▶ _INFORMATION SUPPLIED_

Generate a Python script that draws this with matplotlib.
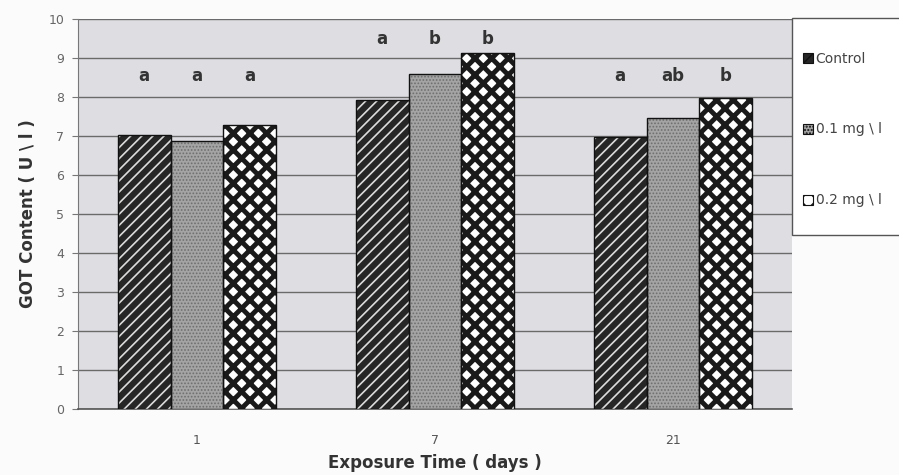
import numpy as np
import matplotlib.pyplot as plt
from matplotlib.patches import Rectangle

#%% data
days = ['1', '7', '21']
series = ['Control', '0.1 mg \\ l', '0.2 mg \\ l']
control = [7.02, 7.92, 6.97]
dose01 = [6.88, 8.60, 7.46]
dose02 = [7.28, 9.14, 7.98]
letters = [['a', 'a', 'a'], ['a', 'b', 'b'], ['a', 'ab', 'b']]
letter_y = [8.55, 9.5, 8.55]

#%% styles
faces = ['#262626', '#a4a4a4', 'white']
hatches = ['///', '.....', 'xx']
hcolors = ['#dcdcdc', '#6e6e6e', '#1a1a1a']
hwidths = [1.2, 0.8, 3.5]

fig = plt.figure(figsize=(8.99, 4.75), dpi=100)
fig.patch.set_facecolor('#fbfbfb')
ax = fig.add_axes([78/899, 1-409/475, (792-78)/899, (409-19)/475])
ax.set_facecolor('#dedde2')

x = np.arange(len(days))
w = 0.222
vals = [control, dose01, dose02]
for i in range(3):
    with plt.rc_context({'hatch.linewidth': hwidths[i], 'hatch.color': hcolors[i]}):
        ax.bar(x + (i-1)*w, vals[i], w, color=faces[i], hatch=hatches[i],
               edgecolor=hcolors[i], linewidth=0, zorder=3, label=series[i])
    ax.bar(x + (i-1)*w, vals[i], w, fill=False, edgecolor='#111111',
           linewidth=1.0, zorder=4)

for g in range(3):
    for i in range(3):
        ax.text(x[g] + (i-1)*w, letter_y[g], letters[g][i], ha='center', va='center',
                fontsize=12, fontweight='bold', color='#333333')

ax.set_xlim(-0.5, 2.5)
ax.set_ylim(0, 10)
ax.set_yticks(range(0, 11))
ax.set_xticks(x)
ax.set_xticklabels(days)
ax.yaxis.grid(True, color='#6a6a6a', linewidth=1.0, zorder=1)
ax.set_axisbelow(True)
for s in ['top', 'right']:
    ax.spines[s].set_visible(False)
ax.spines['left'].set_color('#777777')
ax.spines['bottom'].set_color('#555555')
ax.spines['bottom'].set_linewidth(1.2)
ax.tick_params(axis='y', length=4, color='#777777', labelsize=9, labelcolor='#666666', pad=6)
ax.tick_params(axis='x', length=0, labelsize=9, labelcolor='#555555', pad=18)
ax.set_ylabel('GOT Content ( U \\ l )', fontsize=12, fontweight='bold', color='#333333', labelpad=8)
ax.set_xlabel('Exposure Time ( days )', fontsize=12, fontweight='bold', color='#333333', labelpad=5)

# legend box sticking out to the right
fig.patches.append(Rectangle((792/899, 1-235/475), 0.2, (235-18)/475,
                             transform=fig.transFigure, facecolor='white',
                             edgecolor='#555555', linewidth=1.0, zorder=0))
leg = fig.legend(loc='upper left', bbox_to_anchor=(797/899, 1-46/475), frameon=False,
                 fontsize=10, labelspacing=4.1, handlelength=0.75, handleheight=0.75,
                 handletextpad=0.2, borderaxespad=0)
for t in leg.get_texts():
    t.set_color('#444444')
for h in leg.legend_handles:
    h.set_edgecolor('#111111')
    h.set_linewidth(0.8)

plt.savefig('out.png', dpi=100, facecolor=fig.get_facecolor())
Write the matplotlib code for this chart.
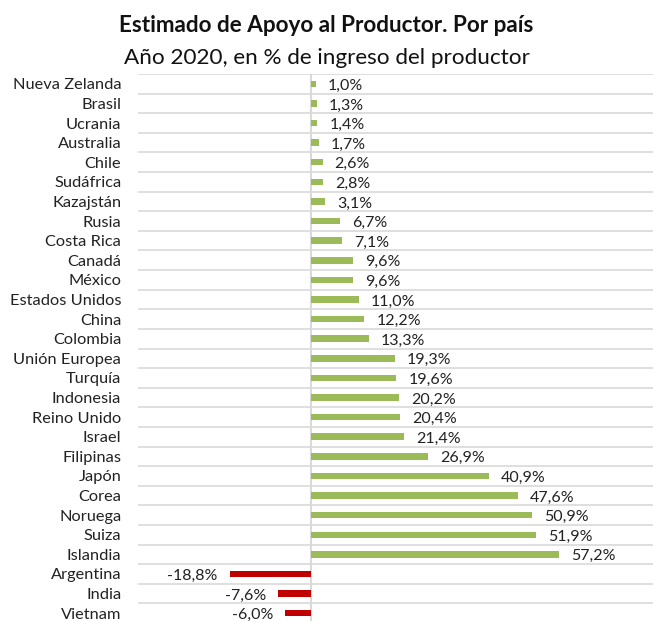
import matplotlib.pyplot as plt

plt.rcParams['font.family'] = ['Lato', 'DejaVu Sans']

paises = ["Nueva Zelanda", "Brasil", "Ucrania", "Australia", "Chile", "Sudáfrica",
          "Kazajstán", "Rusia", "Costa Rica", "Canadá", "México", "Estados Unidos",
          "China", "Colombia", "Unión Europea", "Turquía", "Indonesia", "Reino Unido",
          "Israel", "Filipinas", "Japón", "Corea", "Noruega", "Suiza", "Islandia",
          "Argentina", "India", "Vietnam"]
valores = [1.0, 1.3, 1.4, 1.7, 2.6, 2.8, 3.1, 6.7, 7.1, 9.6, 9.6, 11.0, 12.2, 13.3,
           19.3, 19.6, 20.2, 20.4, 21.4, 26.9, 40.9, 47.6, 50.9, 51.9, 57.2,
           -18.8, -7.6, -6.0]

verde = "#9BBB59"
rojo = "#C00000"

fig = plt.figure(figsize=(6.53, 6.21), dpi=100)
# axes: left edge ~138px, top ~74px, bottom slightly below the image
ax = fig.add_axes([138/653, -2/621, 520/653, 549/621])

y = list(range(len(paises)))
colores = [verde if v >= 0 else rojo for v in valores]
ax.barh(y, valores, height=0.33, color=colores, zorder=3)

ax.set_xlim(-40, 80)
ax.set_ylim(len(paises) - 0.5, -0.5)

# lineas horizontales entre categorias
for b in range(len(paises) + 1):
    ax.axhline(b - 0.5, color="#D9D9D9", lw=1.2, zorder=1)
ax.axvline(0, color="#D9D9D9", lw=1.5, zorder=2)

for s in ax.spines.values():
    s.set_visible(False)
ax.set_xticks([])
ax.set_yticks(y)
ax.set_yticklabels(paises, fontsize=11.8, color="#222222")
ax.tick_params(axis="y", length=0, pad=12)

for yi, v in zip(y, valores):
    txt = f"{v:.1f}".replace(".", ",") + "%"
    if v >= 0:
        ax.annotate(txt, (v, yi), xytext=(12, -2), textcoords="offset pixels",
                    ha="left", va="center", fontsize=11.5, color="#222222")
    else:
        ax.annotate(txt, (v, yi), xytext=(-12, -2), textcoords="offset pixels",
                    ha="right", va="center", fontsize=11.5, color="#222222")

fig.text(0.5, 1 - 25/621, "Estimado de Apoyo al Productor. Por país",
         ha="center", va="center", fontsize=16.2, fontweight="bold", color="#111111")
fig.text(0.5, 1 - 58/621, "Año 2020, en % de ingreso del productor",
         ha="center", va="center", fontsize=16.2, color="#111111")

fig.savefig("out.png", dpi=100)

▶ _YOUR OBJECTIVE_
Go back to the listing above and reproduce, exactly, the stretch from the line bearing "Write the matplotlib code for this chart." through the line bearing "plt.rcParams['font.family'] = ['Lato', 'DejaVu", without its pictures.

▶ _RESPONSE FOR THIS EXERCISE_
Write the matplotlib code for this chart.
import matplotlib.pyplot as plt

plt.rcParams['font.family'] = ['Lato', 'DejaVu Sans']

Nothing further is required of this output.